■ EXERCISE ■
Transcribe only part of the material below: the lines from the one containing "Reproduce this diagram with TikZ." through the one containing "(pc) at (95,476)", inclusive, exactly as written.

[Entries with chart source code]
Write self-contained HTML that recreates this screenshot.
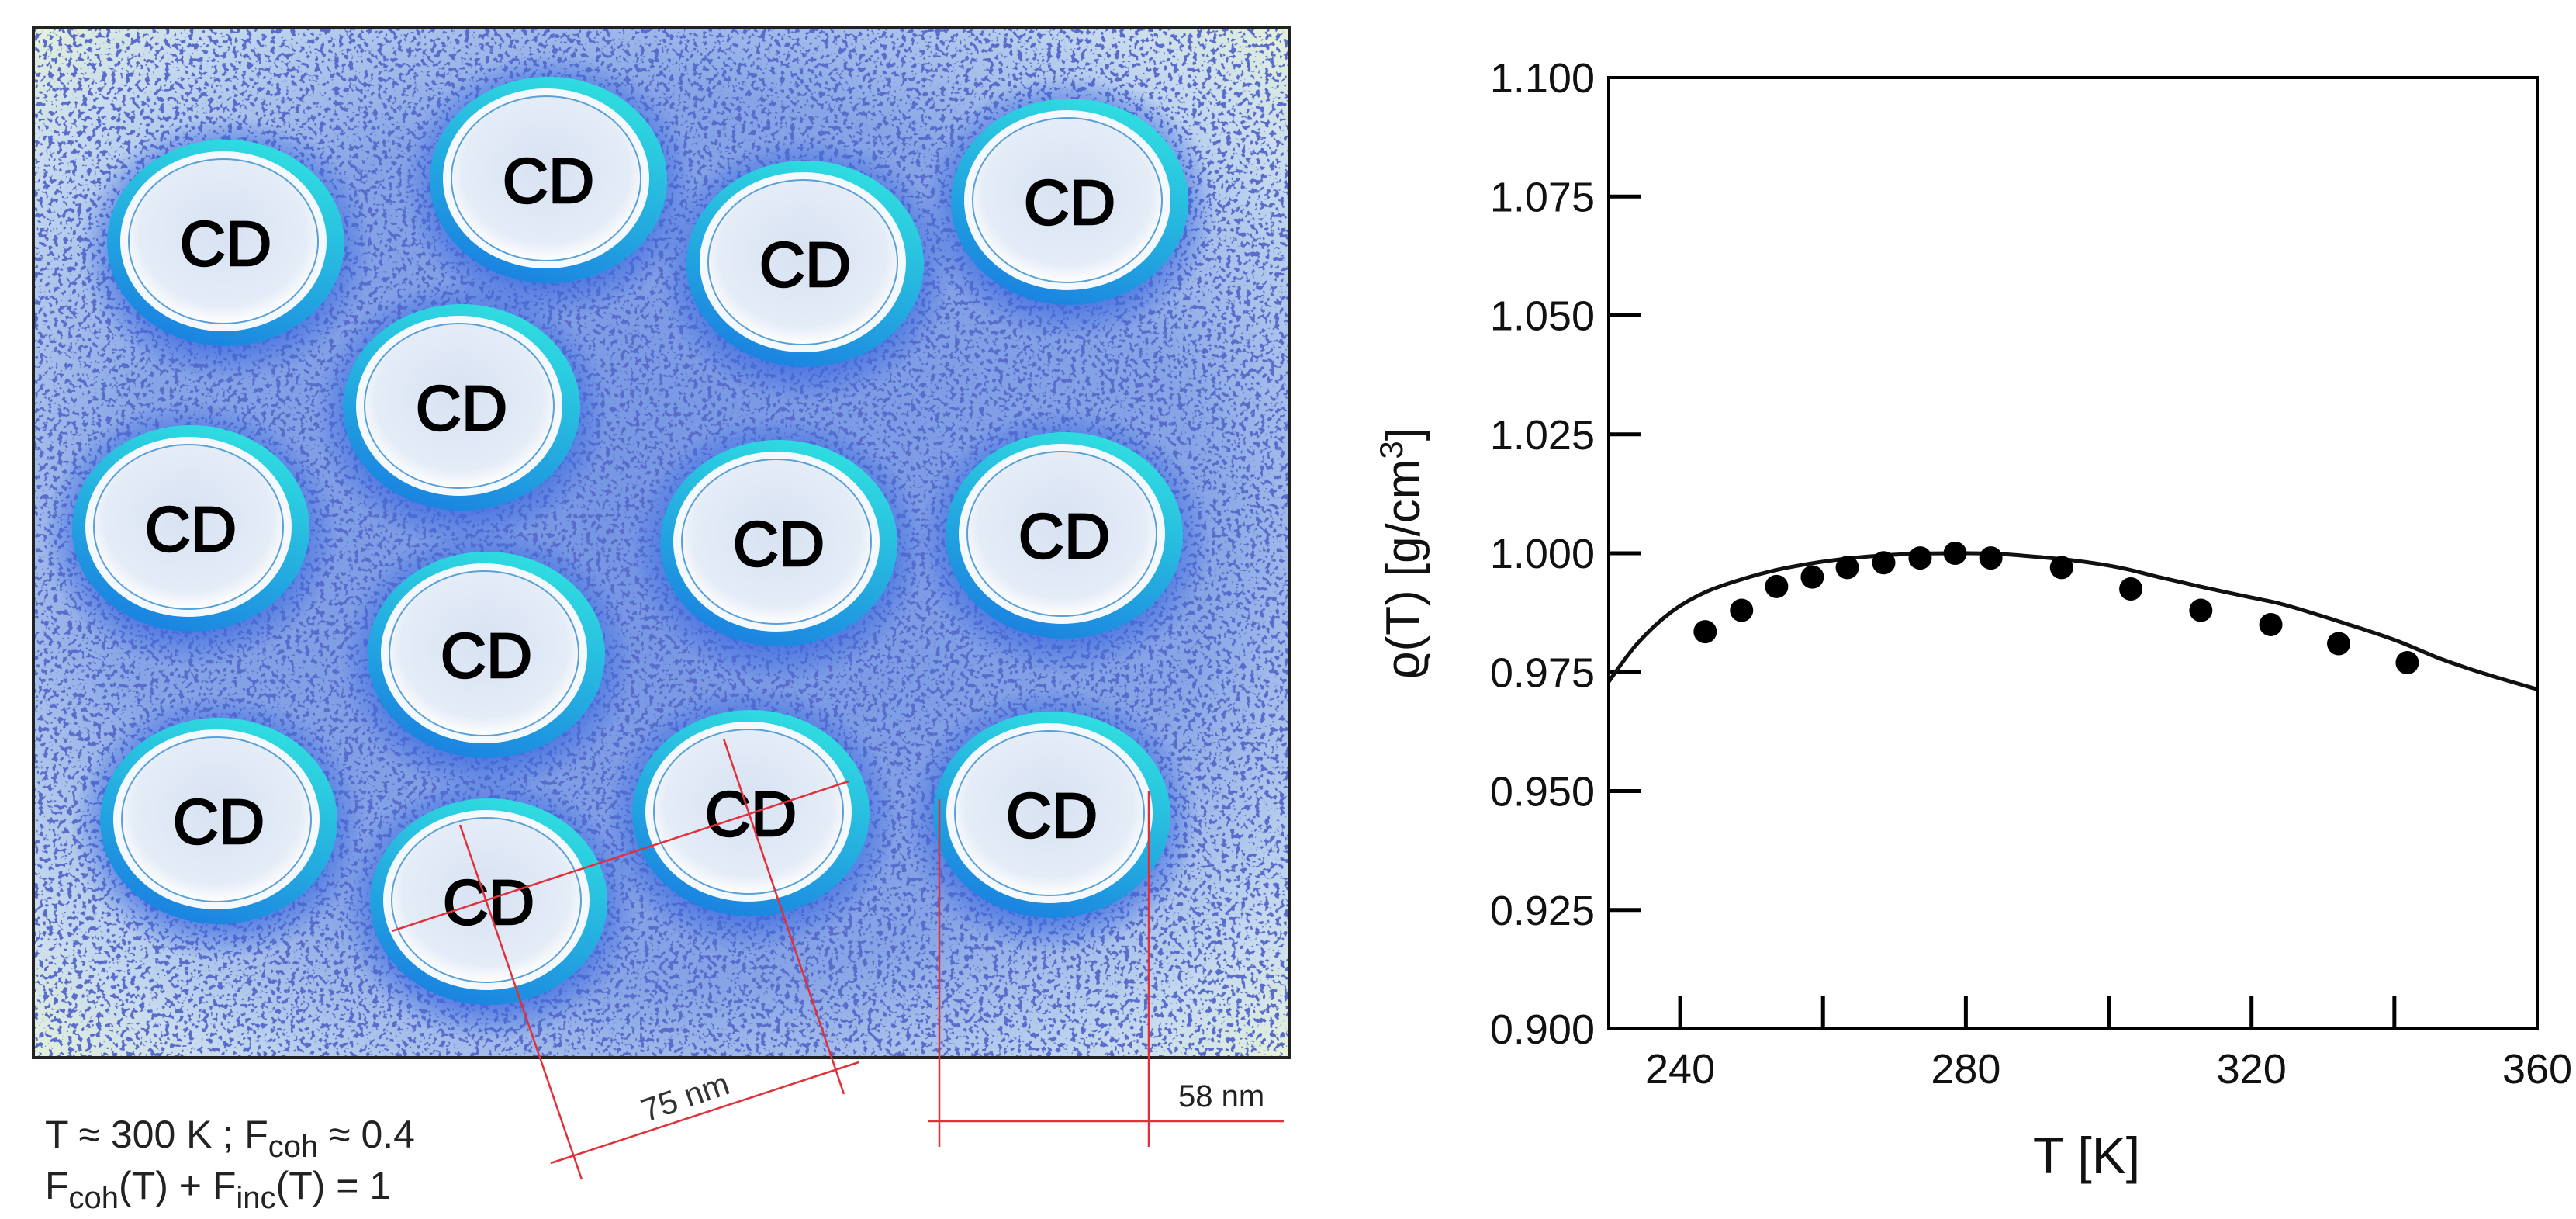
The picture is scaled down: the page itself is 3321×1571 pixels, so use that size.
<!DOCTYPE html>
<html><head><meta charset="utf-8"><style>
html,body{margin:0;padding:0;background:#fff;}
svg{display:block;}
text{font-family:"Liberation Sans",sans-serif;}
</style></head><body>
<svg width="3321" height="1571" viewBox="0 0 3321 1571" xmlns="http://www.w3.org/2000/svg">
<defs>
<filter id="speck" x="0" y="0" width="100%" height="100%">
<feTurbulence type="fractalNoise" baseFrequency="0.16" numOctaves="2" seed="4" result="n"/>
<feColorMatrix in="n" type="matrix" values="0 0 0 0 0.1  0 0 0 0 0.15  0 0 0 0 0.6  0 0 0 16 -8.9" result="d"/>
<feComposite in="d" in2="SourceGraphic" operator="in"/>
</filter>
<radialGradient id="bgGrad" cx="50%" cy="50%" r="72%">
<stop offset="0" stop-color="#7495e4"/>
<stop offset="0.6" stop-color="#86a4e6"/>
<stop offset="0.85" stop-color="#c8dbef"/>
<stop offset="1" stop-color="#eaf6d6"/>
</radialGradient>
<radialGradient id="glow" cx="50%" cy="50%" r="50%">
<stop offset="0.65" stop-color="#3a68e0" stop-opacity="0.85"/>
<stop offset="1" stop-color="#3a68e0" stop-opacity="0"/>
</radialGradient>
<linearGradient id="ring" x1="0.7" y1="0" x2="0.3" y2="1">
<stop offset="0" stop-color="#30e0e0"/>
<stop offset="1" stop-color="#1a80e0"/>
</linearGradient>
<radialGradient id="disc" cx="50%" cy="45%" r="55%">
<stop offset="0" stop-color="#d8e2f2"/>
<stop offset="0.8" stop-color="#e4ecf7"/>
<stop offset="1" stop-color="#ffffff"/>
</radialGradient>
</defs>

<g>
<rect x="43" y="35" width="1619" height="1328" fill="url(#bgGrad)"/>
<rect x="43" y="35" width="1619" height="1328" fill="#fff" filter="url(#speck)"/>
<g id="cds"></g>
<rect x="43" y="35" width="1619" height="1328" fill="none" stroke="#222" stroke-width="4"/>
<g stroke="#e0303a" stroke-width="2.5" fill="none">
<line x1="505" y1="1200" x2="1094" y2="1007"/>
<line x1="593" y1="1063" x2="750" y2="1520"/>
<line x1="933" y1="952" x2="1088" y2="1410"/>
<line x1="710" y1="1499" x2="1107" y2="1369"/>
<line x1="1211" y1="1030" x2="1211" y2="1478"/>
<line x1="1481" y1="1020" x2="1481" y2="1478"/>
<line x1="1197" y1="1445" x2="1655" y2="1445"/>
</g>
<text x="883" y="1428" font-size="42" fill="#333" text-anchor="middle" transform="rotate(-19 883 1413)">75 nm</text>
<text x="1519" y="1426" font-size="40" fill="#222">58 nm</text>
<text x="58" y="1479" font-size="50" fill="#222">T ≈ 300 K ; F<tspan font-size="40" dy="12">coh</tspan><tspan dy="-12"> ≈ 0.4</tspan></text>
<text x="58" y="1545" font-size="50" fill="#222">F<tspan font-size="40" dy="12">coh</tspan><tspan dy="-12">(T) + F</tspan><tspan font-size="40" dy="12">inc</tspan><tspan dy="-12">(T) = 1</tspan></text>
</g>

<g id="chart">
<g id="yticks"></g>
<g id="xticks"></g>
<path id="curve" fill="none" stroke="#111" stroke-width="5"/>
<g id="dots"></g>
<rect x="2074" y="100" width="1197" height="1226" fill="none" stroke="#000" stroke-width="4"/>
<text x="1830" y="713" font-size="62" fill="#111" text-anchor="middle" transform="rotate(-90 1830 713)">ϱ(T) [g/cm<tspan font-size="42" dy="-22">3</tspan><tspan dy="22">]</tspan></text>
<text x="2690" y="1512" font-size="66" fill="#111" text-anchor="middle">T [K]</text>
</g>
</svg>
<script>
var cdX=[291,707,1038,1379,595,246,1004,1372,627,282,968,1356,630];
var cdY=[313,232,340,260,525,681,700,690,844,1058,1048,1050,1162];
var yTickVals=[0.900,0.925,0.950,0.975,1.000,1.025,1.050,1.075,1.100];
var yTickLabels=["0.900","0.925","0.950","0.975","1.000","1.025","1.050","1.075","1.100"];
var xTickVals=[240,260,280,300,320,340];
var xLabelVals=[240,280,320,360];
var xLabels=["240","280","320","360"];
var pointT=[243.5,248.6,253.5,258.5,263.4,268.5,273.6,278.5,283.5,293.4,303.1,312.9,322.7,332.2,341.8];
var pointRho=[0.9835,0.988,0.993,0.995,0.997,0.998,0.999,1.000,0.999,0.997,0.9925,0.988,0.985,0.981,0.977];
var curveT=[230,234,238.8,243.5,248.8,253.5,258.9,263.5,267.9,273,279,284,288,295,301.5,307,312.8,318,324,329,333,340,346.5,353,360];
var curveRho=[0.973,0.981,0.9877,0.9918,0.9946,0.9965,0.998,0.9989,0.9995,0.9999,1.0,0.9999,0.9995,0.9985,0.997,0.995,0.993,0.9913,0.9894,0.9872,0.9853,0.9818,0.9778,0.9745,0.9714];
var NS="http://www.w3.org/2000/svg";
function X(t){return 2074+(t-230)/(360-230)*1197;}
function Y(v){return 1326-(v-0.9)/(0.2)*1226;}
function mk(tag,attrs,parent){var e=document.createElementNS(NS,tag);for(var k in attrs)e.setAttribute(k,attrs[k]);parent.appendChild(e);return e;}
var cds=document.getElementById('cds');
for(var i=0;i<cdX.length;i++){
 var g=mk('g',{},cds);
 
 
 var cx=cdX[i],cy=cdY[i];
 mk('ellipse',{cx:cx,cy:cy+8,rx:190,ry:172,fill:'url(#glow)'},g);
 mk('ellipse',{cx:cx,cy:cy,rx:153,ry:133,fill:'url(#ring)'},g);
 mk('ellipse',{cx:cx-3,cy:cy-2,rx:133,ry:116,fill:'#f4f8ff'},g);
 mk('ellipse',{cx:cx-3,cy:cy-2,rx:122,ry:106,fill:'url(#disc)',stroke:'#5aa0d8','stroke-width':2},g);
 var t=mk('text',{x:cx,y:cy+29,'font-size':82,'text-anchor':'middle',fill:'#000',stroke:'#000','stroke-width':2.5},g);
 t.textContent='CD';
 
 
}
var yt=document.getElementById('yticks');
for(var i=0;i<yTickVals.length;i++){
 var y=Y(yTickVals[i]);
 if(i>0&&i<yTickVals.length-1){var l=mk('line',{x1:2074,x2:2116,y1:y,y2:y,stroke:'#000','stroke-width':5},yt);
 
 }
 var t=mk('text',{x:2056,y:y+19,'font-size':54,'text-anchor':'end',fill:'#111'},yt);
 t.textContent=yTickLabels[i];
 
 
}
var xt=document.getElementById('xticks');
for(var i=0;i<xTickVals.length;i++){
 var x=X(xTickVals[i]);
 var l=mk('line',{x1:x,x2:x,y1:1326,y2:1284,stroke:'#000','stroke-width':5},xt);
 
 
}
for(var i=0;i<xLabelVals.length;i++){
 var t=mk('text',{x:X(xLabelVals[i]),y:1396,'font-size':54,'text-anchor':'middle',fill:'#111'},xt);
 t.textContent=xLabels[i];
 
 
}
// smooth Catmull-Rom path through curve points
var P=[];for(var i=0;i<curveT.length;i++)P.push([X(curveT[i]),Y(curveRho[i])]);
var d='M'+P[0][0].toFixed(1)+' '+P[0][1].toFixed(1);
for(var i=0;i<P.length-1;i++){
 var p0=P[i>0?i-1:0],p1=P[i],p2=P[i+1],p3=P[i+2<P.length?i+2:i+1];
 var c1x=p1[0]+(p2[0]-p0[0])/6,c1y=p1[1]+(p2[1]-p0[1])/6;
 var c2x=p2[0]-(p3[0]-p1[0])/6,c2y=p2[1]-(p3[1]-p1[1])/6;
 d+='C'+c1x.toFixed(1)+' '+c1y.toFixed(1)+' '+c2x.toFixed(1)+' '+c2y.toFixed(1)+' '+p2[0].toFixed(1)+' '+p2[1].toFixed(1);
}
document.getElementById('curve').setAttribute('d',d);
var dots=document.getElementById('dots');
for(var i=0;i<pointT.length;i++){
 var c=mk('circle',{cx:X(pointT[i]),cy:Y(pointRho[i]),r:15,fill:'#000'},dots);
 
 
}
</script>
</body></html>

---

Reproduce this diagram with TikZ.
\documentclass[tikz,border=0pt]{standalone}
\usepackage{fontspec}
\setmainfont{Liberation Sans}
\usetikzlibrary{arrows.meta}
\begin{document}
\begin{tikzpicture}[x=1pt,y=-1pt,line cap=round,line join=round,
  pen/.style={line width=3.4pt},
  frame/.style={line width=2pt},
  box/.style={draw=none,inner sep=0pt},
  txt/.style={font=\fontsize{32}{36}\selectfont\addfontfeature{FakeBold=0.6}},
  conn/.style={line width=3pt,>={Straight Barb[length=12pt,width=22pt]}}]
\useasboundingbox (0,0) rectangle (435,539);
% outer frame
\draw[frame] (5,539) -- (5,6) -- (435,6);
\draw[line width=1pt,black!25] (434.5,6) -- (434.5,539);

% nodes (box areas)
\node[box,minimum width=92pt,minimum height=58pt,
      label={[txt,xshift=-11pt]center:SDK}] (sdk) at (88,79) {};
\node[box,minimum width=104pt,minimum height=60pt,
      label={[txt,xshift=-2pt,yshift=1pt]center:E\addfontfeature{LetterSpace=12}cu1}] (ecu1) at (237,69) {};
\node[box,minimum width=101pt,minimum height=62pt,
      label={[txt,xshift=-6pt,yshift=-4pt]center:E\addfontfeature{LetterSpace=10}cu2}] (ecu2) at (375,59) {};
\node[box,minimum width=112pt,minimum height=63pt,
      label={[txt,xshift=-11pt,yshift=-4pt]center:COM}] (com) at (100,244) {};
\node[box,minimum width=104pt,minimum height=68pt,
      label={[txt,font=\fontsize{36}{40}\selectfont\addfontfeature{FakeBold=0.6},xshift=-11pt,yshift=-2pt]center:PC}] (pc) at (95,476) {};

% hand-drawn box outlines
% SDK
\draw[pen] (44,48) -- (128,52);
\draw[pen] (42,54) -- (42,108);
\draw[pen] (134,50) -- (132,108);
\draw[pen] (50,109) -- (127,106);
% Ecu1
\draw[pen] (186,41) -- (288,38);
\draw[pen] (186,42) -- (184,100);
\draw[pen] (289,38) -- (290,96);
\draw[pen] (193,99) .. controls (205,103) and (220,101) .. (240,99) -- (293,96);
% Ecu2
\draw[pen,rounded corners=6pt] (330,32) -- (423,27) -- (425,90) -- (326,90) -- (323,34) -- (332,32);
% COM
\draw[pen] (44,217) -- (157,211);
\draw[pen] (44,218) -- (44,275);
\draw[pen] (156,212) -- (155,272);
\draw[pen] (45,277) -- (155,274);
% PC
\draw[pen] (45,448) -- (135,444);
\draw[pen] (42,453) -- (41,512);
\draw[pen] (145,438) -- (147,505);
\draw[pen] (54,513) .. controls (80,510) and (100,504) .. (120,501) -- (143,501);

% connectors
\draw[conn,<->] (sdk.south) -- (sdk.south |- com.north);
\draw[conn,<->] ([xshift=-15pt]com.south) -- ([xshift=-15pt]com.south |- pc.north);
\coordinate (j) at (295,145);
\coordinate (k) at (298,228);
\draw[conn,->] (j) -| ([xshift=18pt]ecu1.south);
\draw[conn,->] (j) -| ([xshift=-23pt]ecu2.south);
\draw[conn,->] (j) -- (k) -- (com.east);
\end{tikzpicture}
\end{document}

■ IN RESPONSE ■
Reproduce this diagram with TikZ.
\documentclass[tikz,border=0pt]{standalone}
\usepackage{fontspec}
\setmainfont{Liberation Sans}
\usetikzlibrary{arrows.meta}
\begin{document}
\begin{tikzpicture}[x=1pt,y=-1pt,line cap=round,line join=round,
  pen/.style={line width=3.4pt},
  frame/.style={line width=2pt},
  box/.style={draw=none,inner sep=0pt},
  txt/.style={font=\fontsize{32}{36}\selectfont\addfontfeature{FakeBold=0.6}},
  conn/.style={line width=3pt,>={Straight Barb[length=12pt,width=22pt]}}]
\useasboundingbox (0,0) rectangle (435,539);
% outer frame
\draw[frame] (5,539) -- (5,6) -- (435,6);
\draw[line width=1pt,black!25] (434.5,6) -- (434.5,539);

% nodes (box areas)
\node[box,minimum width=92pt,minimum height=58pt,
      label={[txt,xshift=-11pt]center:SDK}] (sdk) at (88,79) {};
\node[box,minimum width=104pt,minimum height=60pt,
      label={[txt,xshift=-2pt,yshift=1pt]center:E\addfontfeature{LetterSpace=12}cu1}] (ecu1) at (237,69) {};
\node[box,minimum width=101pt,minimum height=62pt,
      label={[txt,xshift=-6pt,yshift=-4pt]center:E\addfontfeature{LetterSpace=10}cu2}] (ecu2) at (375,59) {};
\node[box,minimum width=112pt,minimum height=63pt,
      label={[txt,xshift=-11pt,yshift=-4pt]center:COM}] (com) at (100,244) {};
\node[box,minimum width=104pt,minimum height=68pt,
      label={[txt,font=\fontsize{36}{40}\selectfont\addfontfeature{FakeBold=0.6},xshift=-11pt,yshift=-2pt]center:PC}] (pc) at (95,476) {};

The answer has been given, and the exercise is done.